In a nutshell, spider lines would be the result of an All or Nothing assignment of the demand matrix into a minimal network connecting all the centroids, instead of just generating straight lines from all origins to all destinations. The idea was always very appealing to me, but I never had a good answer to the “minimal network” problem until a little while ago.
If you follow my blog, you already know that I have been working a lot with GIS and have been exploring new tools, especially within QGIS and GRASS, and part of this effort is studying GIS theory and classical algorithms applied to GIS analysis.
I will not bore you with a description of the many very interesting algorithms I found, but one algorithm seems to be incredibly useful in generating this “minimal network” I needed for the spider lines: Delaunay Triangles. According to Wikipedia, “a Delaunay triangulation for a set P of points in a plane is a triangulation DT(P) such that no point in P is inside the circumcircle of any triangle in DT(P). Delaunay triangulations maximize the minimum angle of all the angles of the triangles in the triangulation; they tend to avoid skinny triangles.”. It is a quite old algorithm dating from 1934, and it is widely used in the GIS community.

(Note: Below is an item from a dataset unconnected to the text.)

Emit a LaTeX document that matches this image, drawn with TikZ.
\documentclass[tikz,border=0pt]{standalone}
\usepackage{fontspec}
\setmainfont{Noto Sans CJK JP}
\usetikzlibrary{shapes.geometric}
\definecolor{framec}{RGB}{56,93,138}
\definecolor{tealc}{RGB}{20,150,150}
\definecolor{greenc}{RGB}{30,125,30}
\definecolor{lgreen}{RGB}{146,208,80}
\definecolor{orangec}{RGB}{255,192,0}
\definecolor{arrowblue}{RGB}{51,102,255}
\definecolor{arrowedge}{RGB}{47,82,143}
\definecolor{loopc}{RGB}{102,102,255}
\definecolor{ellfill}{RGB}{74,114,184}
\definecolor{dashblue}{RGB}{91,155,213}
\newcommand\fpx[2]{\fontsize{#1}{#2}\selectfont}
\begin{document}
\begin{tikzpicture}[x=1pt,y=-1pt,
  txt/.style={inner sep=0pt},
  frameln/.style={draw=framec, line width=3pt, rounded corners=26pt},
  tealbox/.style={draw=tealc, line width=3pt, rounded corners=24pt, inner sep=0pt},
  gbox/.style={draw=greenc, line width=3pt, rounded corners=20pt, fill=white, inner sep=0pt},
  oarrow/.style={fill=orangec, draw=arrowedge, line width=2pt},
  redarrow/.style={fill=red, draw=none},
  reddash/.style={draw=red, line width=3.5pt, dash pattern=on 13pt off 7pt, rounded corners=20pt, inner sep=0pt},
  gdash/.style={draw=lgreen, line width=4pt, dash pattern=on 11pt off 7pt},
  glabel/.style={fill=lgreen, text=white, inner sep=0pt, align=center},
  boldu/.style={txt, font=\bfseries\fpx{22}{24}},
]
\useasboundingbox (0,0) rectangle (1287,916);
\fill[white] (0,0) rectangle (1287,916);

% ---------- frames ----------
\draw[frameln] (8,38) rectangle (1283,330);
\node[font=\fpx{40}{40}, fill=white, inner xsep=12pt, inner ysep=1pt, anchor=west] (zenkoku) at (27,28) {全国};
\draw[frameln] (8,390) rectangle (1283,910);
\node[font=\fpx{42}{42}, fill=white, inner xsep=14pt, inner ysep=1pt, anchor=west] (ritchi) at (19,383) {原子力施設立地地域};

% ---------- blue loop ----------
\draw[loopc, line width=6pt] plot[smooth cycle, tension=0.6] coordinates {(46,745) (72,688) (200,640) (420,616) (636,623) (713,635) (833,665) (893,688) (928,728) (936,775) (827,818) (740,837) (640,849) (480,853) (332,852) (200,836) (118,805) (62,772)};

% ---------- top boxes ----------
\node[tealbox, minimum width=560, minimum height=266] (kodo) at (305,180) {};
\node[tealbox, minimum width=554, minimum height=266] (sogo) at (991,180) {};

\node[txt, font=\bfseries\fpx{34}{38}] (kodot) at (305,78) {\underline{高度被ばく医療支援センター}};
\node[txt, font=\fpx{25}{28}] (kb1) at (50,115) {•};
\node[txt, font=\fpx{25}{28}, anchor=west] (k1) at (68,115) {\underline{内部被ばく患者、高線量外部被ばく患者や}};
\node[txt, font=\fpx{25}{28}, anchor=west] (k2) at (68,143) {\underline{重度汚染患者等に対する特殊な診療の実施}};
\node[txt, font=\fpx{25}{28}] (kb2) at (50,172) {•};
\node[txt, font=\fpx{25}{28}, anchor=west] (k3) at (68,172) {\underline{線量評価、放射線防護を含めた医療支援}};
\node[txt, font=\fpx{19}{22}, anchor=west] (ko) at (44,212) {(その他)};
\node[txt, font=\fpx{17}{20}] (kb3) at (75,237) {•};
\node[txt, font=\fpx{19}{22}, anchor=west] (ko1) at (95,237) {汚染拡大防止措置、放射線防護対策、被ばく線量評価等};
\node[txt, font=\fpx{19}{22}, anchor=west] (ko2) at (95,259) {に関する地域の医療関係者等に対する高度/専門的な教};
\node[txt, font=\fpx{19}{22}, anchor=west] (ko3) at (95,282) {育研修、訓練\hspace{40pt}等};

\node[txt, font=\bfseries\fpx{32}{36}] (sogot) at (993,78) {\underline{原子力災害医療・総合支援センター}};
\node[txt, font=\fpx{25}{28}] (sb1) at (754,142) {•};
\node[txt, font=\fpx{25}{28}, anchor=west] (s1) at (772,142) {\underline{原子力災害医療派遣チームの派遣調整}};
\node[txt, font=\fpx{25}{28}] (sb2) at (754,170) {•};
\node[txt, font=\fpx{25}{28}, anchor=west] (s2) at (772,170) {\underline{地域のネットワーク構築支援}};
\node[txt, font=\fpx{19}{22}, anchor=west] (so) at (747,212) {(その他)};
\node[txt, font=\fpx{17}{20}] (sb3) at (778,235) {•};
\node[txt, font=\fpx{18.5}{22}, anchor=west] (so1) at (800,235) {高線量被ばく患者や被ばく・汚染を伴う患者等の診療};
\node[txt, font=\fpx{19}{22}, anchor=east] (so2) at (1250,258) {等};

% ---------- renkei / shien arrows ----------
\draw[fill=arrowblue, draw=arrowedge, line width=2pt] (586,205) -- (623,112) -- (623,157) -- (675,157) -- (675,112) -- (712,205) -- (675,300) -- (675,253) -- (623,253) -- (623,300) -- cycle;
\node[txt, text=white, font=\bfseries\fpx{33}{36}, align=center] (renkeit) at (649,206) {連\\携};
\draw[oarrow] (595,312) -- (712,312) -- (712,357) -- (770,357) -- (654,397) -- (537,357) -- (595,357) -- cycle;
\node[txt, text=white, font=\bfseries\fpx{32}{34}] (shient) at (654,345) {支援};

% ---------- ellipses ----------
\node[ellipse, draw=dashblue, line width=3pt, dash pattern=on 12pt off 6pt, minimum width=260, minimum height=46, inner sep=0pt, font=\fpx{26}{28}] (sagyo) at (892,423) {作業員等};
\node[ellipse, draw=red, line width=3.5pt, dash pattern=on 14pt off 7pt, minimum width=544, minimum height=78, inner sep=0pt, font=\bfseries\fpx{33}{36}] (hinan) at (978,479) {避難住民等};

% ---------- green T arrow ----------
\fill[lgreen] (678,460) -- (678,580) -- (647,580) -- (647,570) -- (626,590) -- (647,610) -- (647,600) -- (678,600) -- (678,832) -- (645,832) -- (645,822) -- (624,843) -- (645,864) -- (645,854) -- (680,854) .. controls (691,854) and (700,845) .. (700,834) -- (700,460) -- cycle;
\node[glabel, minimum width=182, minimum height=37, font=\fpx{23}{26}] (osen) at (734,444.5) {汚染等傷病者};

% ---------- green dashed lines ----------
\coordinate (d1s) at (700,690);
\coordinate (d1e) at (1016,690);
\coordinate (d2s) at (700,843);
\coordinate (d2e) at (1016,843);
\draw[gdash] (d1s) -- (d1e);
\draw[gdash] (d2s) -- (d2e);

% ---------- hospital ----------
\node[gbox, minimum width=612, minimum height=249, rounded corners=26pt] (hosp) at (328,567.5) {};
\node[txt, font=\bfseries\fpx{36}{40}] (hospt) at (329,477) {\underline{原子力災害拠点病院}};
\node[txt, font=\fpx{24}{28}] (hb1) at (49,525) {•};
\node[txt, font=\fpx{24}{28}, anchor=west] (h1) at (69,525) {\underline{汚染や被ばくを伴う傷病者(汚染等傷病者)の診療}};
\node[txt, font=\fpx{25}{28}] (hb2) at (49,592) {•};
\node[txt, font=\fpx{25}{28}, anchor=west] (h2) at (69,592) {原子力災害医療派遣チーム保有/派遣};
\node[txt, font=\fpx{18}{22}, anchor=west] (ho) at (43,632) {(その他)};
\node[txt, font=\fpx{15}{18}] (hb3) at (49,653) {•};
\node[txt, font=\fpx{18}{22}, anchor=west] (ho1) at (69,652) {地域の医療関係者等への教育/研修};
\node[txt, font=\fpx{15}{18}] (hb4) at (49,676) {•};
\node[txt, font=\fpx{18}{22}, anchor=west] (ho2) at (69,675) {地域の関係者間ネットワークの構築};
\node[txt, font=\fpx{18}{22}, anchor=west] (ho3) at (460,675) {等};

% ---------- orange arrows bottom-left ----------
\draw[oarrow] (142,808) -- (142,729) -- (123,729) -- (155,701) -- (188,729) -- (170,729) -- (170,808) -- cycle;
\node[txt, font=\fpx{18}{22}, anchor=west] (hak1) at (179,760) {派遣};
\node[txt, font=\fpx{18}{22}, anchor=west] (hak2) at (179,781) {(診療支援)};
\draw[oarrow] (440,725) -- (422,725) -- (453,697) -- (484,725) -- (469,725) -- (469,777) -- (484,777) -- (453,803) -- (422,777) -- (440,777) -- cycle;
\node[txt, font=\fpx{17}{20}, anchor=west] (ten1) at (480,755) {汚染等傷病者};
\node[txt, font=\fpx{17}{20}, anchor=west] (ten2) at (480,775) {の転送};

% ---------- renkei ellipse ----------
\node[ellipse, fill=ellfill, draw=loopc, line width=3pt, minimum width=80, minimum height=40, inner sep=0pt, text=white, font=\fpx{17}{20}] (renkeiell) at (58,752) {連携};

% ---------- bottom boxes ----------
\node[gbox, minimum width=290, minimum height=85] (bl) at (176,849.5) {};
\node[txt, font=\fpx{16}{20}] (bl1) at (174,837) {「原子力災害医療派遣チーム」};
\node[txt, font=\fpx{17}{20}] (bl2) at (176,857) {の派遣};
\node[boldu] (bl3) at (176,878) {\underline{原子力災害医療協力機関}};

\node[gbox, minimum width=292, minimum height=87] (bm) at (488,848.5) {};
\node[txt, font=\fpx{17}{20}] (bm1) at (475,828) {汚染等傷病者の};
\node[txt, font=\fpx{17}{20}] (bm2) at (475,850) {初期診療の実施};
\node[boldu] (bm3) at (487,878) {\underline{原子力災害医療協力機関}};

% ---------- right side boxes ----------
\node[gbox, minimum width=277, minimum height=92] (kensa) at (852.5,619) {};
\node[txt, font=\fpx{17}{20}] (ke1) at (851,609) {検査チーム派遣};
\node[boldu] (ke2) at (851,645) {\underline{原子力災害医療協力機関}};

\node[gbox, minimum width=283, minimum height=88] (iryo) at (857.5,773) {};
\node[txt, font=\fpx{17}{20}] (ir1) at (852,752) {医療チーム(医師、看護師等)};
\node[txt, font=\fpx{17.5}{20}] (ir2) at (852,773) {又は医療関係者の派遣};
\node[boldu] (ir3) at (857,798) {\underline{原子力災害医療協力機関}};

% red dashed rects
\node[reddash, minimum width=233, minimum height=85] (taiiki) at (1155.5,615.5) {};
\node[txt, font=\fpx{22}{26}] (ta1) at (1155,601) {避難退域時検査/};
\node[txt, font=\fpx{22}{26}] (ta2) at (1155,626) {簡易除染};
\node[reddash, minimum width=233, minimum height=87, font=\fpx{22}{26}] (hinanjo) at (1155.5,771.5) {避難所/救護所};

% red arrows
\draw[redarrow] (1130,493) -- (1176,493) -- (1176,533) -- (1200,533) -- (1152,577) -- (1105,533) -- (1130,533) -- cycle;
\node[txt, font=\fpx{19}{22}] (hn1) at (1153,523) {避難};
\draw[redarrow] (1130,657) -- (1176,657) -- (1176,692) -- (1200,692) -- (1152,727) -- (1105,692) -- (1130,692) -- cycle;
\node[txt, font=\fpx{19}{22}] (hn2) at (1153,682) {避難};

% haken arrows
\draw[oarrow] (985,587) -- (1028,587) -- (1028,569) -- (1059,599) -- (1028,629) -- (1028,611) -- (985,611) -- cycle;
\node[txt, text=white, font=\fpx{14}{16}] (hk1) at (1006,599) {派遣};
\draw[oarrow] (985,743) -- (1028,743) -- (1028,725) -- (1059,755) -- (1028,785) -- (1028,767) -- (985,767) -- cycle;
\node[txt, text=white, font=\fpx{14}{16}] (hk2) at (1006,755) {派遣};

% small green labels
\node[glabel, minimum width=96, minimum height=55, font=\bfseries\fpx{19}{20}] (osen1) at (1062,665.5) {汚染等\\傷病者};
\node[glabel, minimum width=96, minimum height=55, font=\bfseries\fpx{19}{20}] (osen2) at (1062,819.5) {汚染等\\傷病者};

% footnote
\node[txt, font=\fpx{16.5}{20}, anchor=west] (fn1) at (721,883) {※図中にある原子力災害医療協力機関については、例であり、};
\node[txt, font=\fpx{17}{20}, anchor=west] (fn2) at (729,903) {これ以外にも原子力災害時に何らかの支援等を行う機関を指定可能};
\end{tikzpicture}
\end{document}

So I decided to do the following:
- Computed the Delaunay triangles for my FAF centroids
- Transform the edges of the triangles in a network
- Performed an AoN assignment using the network resulting from the 1st step
- Plot the assignment results as my spider lines result
This procedure has the advantage that it can be efficiently performed by using QGIS (Free!!) and the assignment library I published in this blog earlier, and it also does not require a lot of manual labor for its computation. I must say, however, that QGIS does not carry the information on the node IDs when you generate the Delaunay triangles, so on step number two, I had to export the triangles to a file in WKT format in order to identify the edges and tag (using vlookup in excel) the FAF centroid nodes that corresponded to each and every triangle vertex. It was more work than I had anticipated, but still not much.
The result of the first step is pretty interesting, as can be seen in the map below, is pretty reasonable as a “minimal network“, and it works well for both the East Coast, which has a much higher concentration of FAF zones, and for the Midwest, which has a much lower concentration of such zones. If anybody is interested in having the network, it can be downloaded HERE. The file is a *.shp that includes the nodes of origin and destination of each connection according to the FAF numbering system AND the final assignment results I present at the end of this post.

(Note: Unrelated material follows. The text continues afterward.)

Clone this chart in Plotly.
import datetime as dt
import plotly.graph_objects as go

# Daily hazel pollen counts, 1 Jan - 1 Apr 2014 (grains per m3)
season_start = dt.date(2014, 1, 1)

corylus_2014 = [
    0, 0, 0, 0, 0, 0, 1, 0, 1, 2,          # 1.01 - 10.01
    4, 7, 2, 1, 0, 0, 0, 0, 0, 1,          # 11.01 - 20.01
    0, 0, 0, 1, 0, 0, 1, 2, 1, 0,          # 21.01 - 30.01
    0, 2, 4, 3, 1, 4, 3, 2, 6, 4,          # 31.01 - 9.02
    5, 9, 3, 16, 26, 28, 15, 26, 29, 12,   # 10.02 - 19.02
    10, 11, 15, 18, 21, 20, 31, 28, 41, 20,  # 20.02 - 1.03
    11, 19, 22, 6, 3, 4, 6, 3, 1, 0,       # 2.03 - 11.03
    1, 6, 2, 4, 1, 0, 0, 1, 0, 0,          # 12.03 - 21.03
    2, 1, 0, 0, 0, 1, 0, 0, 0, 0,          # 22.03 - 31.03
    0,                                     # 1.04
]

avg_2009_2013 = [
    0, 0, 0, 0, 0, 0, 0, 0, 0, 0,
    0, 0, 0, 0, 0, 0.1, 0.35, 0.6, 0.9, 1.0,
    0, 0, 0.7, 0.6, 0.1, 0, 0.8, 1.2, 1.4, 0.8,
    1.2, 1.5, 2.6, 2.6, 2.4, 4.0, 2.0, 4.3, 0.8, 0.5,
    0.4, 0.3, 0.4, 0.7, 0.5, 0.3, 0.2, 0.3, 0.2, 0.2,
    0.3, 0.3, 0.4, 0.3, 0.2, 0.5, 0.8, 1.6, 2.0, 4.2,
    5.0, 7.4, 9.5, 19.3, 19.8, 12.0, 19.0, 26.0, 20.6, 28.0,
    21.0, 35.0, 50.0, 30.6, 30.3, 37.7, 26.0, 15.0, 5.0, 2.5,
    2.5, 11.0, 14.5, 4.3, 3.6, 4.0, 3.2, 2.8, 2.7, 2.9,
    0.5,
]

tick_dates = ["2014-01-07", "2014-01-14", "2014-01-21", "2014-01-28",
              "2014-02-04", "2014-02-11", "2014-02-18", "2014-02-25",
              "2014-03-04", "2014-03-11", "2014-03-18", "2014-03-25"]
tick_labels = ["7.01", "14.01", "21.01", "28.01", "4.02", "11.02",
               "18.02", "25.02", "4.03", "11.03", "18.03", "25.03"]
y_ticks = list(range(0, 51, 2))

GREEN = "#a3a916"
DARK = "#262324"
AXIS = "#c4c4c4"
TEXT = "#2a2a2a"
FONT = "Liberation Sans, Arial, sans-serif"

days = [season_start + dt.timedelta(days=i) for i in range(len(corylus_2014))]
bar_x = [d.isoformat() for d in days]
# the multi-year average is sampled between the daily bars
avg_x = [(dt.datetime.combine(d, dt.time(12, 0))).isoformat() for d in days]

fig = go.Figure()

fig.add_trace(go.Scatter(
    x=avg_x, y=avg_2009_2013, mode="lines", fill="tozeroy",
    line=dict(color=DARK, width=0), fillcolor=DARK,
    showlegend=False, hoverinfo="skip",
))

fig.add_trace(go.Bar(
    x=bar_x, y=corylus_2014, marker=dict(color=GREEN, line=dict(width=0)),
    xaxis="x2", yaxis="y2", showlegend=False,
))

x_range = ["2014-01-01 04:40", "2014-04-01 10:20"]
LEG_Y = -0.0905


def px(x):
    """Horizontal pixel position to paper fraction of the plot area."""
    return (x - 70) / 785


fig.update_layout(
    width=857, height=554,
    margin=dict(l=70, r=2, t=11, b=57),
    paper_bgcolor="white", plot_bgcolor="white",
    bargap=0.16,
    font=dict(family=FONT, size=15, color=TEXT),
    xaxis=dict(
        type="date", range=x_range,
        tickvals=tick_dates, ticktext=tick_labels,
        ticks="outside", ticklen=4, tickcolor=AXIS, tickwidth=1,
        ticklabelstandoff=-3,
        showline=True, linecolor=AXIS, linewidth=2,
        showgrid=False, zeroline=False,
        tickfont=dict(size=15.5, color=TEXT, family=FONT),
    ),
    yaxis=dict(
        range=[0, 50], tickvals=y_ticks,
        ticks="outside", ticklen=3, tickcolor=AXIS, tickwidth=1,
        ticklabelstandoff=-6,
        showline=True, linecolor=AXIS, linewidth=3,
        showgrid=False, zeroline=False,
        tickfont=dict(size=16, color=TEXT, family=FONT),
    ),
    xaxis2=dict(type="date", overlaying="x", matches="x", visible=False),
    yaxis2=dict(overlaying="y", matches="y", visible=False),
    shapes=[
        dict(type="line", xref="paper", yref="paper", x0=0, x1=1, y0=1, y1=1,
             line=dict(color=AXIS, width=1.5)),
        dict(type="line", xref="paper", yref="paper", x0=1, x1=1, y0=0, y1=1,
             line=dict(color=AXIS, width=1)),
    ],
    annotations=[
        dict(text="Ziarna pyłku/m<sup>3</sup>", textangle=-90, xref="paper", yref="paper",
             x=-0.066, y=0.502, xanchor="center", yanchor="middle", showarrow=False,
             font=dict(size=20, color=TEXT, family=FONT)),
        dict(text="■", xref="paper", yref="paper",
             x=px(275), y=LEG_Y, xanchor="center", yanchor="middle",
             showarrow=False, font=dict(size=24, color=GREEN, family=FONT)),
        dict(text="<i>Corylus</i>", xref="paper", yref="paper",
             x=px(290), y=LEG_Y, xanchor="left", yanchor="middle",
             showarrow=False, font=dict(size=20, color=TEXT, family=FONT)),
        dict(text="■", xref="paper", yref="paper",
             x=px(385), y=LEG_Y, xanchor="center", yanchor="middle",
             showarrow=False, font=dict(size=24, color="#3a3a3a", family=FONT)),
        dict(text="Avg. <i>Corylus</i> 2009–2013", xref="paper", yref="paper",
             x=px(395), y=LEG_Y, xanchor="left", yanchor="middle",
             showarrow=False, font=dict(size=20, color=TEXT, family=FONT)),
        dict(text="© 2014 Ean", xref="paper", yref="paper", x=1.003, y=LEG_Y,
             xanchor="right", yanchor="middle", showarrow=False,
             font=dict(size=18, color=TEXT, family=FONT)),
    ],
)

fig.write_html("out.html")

Step number three was accomplished by using the library I posted HERE, and for this network, it was so fast that I thought it had not run at first…
Additional to the fact that there is not that bunch of lines overlapping, it is also easier to see some aggregate movements between the US regions, for example, the movement between California and the Chicago region, and between the states in the South, or yet the movements between Chicago and the New York area.
It is true that we could just get the Interstate system network and perform an all or nothing assignment, but that is not possible in all cases (there isn’t always a network that you can use before you develop your own) and that bias the results towards the network that already exists, which is not a great idea when you want to get a feel of the demand only and not of the final result on the loaded network.